“We’re sorry, Bust,” reads a new message on Lewiston’s graffiti wall, painted Thursday by a regretful Brian Serfes, the ne’er-do-well graffiti vandal turned artist, who is now a vandal again.
“Bust” is Serfes’ street name, a christening from previous scrapes with local police. Now it’s the perfect descriptor for his credibility, after he was charged late Wednesday for tagging the Centreville Garage.
About one month ago, Serfes was the first “artist” to sign the city’s amnesty pledge against further illegal tagging, in return for the dedicated wall, a privilege about to be revoked.
The wall’s owner, the 12-Hour Club, is meeting this morning about the wall. Internal divisions have ousted the club’s former leader, Angelo Giberti, who supported the wall, and Mayor Laurent Gilbert is trying to mend fences with club members whose tolerance for hosting graffiti artists is evaporating.
If the club says so, the wall goes.
They are justified: its benefactor, Giberti, is out, and its muse – a fast-talking, mohawked young man, full of promises but little truth – has sprayed his true colors. Other so-called artists have used the wall as canvas for disgusting depictions of genitalia and expressions of slurs.
Why should the club continue to support it?
Because it’s not a bad idea. Lewiston’s new graffiti policies may have been built on unfirm foundations, but the design was sound. Strengthening graffiti penalties while providing a legal outlet for serious “artists” are tactics that should work to curb tagging in L-A, if allowed to continue.

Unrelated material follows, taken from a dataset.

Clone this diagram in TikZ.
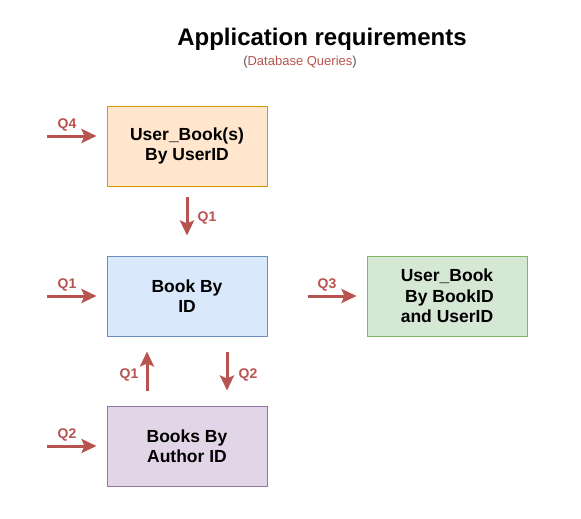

We urge the 12-Hour club to do so.
Serfes acted stupidly. He knew sustaining his creditability, and the credibility of his cause, was predicated on respecting the law. Everybody told him so, and believed his sincerity.
Now, Serfes should earn the law’s maximum punishment.
What’s regrettable is penalizing those who followed him. More than a half-dozen others signed the city’s amnesty pledge after Serfes, promising to forgo illicit spraying for good. This outpouring, in the wall’s nascent days, indicated its merit and, given time, its probable success.
Now the wall could be gone. Unfortunately, this would mean returning all of L-A to vandals, as removing the wall won’t stop further graffiti. Only leaders among those who perpetuate illegal graffiti can help stop it.
Serfes was supposed to be the first.
If the graffiti wall crumbles, he’s likely the last.